— Your objective —
Please, without the pictures, retype exactly the lines from the start of the material through the line that holds "import plotly.graph_objects as go".

— Data lines —
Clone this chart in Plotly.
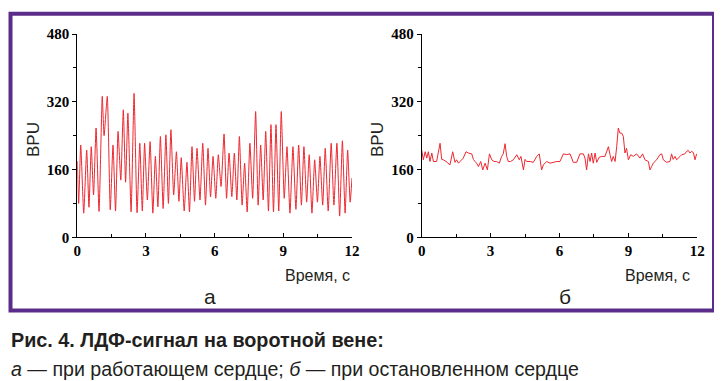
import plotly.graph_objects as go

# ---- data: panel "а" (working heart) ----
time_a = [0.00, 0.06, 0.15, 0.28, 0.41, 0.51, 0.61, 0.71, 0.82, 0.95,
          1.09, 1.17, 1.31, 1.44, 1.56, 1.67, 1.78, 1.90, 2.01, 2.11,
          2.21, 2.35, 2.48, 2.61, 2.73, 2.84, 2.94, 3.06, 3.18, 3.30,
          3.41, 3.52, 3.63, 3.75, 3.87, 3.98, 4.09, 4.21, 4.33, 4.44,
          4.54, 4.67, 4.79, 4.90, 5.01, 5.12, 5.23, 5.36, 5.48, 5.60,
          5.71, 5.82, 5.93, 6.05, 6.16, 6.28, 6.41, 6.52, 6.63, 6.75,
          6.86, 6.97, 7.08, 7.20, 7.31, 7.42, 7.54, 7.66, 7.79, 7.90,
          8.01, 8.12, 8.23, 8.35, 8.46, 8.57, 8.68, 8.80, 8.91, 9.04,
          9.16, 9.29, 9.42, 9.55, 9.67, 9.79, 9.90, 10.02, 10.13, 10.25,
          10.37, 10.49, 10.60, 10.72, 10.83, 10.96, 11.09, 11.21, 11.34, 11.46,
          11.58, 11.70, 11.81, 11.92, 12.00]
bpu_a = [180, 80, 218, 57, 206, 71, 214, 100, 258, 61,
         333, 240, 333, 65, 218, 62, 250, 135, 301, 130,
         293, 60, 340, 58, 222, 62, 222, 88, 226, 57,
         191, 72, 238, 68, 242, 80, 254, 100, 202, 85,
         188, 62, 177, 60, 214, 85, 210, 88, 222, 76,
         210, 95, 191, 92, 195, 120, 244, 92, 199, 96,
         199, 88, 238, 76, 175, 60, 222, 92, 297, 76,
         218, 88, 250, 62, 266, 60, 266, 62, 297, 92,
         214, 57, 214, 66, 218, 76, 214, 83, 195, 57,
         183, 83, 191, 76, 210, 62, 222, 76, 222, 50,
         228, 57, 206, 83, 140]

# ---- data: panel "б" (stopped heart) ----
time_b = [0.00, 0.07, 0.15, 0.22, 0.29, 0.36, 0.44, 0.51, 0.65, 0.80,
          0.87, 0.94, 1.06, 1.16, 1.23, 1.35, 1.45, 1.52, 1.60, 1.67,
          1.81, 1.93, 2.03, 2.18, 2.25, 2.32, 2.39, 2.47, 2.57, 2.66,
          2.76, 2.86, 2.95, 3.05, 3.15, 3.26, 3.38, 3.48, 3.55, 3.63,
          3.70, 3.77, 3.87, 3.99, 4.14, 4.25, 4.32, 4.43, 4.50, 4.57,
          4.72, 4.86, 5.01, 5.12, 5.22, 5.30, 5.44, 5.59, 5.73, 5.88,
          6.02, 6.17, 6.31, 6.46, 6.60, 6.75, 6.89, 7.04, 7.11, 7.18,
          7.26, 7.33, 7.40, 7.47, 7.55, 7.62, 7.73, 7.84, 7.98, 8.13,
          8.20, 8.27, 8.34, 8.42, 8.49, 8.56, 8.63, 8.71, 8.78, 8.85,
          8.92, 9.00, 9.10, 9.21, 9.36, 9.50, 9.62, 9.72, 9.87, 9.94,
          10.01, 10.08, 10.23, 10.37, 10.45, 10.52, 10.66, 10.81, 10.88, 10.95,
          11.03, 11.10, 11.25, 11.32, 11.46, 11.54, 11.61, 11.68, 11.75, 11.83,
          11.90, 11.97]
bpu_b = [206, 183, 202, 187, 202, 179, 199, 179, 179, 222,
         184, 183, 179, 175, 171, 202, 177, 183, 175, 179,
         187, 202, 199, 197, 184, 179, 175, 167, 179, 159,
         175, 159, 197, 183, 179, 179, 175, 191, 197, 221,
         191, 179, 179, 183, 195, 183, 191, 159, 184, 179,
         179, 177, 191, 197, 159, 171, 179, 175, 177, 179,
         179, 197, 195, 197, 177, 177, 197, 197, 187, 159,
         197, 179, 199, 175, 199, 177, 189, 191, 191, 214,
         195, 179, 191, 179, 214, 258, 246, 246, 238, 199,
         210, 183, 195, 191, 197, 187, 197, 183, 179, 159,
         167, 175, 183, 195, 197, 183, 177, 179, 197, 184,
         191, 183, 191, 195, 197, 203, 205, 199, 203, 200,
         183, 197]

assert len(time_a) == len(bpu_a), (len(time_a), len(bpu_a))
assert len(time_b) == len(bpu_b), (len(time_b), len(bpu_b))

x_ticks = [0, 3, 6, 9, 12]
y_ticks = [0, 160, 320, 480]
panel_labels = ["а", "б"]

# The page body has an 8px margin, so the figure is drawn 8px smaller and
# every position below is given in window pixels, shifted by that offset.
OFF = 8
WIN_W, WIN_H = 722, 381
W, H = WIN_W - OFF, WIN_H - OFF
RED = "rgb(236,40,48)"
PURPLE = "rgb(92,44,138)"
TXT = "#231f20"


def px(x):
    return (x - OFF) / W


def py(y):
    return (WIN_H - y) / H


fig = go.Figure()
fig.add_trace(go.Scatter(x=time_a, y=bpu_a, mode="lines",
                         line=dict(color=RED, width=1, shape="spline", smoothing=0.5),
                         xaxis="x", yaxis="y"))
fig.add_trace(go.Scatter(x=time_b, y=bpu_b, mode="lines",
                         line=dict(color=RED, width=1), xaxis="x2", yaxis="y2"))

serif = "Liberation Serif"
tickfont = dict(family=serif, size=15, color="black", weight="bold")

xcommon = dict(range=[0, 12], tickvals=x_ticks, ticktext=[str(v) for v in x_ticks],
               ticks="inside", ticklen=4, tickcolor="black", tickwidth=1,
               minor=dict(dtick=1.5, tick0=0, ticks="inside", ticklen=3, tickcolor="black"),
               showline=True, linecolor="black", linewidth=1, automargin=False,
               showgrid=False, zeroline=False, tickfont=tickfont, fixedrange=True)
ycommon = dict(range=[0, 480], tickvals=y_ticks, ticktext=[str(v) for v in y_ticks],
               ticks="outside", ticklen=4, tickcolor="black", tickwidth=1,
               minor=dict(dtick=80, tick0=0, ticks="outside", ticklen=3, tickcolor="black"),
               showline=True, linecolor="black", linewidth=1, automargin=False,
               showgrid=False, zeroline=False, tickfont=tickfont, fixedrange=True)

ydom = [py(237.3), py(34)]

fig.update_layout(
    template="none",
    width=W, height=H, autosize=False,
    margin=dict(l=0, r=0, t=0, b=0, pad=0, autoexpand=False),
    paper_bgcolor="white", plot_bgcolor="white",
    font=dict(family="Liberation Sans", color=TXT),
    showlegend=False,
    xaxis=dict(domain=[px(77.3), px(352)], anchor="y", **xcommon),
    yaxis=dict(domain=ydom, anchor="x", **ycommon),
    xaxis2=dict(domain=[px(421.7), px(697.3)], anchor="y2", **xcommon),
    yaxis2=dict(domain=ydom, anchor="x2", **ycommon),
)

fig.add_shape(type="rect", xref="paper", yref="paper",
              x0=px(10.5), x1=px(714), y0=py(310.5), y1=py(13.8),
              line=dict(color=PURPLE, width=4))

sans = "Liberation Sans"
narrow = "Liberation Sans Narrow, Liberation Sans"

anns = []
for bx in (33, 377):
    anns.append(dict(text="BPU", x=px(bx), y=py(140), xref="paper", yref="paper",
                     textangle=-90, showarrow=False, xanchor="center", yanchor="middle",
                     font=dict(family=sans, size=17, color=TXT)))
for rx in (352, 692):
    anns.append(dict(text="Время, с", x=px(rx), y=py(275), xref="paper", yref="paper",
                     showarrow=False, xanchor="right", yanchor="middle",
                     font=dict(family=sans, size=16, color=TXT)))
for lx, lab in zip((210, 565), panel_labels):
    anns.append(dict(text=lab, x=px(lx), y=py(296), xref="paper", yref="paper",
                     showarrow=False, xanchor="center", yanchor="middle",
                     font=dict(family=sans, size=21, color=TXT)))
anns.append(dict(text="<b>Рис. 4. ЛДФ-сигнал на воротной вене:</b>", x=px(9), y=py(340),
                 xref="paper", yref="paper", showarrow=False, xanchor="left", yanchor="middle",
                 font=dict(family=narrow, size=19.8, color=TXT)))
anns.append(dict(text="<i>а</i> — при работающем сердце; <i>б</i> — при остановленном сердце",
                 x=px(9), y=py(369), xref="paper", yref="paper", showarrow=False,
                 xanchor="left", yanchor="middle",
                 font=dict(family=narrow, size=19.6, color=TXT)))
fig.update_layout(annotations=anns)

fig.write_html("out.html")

— Complete answer —
Clone this chart in Plotly.
import plotly.graph_objects as go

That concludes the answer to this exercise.